Integrated All-In-Silica Optofluidic Platform Based on Microbubble Resonator and Femtosecond Laser Written Surface Waveguide

Optical microbubble resonators (OMBRs)–understood as localized thin wall bulges induced in silica microcapillaries-are gaining an ever-growing interest in microfluidic sensing applications due to their capability to sustain whispering gallery modes (WGMs) and confine the fluidic sample within their own hollow-core microcavity. Currently, most applications use an external tapered optical fiber for coupling light to the resonator. This arrangement is known to be fragile and prone to vibrations. In this work, an alternative approach, based on coupling OMBR with a femtosecond (fs) laser-written optical waveguides, integrated at the surface of fused silica substrate, is proposed. In this configuration, a stable and robust final structure is accomplished by gluing the two ends of the microcapillary, on which the OMBR is made, to the substrate.

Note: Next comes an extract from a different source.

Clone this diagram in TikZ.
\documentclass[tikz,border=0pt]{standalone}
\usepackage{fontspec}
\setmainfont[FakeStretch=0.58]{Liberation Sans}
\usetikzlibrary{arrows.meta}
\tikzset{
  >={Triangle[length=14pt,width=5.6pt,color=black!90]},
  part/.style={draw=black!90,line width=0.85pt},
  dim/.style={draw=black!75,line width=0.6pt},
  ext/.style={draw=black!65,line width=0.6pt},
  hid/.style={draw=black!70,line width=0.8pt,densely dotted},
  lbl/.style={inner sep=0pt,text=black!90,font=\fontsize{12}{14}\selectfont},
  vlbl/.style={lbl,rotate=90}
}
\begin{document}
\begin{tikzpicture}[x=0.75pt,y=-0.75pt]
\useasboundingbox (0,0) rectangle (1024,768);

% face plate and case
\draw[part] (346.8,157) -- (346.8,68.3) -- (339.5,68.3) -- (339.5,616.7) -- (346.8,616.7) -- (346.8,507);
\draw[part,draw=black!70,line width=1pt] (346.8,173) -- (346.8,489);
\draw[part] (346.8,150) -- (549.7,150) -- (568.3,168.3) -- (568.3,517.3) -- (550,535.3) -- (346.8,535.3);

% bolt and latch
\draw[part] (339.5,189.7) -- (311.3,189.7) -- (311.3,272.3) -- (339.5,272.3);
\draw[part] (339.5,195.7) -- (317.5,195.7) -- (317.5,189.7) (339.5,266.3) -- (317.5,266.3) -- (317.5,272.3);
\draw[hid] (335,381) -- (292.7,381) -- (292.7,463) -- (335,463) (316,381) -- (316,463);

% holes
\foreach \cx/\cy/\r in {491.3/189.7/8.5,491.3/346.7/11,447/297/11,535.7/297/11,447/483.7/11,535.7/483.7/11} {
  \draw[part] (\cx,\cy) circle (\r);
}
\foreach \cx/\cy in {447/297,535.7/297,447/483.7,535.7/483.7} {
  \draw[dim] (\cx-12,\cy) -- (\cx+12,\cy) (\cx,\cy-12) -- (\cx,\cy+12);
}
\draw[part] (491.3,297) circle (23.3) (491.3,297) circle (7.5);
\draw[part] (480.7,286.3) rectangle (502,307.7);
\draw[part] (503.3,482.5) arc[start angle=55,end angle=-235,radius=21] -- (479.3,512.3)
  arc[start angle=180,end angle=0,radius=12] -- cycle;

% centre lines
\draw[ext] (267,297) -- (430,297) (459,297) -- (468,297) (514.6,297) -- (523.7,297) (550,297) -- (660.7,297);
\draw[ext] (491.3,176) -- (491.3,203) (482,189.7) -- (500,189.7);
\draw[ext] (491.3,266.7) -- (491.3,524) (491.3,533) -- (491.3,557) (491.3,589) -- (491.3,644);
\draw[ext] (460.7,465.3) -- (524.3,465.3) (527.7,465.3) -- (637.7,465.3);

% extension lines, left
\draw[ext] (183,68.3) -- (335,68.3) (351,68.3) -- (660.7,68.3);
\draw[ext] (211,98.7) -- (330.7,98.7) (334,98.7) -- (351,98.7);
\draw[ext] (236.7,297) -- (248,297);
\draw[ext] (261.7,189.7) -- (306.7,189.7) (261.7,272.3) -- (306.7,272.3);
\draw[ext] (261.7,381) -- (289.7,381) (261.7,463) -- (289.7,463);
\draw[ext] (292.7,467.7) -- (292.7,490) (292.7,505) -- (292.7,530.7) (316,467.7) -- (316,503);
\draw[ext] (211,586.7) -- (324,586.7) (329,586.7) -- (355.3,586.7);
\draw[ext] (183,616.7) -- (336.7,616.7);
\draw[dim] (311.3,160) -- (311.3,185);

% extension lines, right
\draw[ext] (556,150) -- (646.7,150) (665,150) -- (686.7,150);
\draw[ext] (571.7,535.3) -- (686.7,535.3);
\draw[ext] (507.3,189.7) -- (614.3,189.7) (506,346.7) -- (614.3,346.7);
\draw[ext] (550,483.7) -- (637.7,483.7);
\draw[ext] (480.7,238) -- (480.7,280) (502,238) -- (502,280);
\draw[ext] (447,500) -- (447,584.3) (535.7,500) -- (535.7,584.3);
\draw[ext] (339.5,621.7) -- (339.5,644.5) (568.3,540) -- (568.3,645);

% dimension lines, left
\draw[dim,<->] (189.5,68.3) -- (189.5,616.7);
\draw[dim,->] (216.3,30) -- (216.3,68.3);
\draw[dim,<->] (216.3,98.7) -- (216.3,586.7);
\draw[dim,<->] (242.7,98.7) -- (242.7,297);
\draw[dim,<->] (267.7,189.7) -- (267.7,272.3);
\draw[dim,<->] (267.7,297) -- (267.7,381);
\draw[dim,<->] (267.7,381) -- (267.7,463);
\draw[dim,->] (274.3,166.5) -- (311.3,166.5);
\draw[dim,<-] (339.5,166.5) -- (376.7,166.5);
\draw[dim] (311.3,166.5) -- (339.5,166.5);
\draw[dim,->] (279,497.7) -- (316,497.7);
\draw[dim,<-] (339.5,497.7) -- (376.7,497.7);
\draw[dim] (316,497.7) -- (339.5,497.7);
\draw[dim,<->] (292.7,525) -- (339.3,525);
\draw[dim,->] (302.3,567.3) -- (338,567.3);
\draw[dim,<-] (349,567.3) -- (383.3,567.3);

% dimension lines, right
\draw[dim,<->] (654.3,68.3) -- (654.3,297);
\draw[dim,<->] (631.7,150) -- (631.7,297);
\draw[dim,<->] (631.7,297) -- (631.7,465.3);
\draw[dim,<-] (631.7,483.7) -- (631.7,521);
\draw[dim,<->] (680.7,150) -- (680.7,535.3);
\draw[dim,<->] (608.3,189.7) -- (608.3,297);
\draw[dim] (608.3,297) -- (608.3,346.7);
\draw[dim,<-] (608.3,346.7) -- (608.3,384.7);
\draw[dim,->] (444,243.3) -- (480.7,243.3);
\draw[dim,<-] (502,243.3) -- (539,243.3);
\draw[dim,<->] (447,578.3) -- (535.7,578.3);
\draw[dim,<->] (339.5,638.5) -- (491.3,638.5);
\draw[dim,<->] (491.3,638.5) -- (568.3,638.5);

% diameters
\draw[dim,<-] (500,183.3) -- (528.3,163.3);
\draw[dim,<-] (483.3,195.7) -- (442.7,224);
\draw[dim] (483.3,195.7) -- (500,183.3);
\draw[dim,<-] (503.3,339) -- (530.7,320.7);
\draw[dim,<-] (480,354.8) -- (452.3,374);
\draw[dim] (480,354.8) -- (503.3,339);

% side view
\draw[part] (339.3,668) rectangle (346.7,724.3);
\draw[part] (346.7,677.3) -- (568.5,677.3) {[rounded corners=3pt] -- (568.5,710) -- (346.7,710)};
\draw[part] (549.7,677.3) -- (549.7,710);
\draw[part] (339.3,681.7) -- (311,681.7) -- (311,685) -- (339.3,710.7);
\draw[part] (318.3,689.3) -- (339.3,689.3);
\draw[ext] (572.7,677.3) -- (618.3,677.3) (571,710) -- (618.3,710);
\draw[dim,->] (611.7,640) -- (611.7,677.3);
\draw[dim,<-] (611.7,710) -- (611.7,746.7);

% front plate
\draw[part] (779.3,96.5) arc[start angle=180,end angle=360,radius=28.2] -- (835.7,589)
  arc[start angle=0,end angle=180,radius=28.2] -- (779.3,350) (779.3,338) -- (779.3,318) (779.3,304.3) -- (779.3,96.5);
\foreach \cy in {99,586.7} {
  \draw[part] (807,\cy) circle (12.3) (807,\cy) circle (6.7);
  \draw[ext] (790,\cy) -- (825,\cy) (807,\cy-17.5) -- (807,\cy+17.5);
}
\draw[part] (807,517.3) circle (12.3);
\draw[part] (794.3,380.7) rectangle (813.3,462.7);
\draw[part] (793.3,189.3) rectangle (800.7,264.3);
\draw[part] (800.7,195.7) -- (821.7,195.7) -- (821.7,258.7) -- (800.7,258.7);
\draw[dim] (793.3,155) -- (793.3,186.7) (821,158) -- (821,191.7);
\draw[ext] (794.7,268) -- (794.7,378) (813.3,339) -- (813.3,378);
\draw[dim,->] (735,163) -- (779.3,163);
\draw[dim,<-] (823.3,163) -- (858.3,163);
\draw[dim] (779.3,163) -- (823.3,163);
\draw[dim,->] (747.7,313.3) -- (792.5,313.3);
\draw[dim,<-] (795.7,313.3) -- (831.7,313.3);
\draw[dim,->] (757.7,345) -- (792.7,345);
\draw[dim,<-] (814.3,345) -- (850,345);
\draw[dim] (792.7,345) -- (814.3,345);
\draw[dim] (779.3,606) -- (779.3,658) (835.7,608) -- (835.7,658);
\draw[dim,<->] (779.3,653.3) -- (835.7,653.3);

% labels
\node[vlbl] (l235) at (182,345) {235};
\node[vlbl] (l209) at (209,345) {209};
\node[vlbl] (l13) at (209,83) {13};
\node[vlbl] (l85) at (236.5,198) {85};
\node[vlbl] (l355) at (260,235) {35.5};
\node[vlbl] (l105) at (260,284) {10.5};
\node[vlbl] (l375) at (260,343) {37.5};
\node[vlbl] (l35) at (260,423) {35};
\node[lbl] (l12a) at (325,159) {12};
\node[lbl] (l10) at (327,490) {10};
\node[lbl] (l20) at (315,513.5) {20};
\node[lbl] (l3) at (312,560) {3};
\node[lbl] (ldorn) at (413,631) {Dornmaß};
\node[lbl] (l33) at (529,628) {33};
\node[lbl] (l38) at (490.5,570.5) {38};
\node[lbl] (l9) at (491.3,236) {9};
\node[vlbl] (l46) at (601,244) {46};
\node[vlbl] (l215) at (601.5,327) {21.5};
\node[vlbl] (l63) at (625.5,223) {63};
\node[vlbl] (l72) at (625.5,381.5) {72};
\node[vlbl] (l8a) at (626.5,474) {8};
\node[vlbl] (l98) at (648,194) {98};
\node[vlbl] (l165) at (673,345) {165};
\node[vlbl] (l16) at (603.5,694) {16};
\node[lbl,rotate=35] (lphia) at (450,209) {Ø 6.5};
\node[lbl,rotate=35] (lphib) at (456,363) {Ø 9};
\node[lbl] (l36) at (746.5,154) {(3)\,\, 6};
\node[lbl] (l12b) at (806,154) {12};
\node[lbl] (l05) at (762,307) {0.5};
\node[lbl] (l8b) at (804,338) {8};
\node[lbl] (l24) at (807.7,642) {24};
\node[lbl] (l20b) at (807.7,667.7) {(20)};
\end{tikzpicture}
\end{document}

The OMBR quality factors, measured at the excitation wavelength of 1540 nm, show values close to $10^{{4}}$ in the case of a water-filled cavity, with a maximum coupling efficiency of up to 6.5%. Finally, the operation of the integrated optical devices as refractometers is demonstrated by delivering different solutions with successively increasing concentrations of NaCl inside the OMBR. An average sensitivity of 45 nm/RIU is obtained, yielding a resolution of $4.4\times 10^{-{5}}$ RIU, creating the potential for this platform to be applied in chemical/biochemical sensing.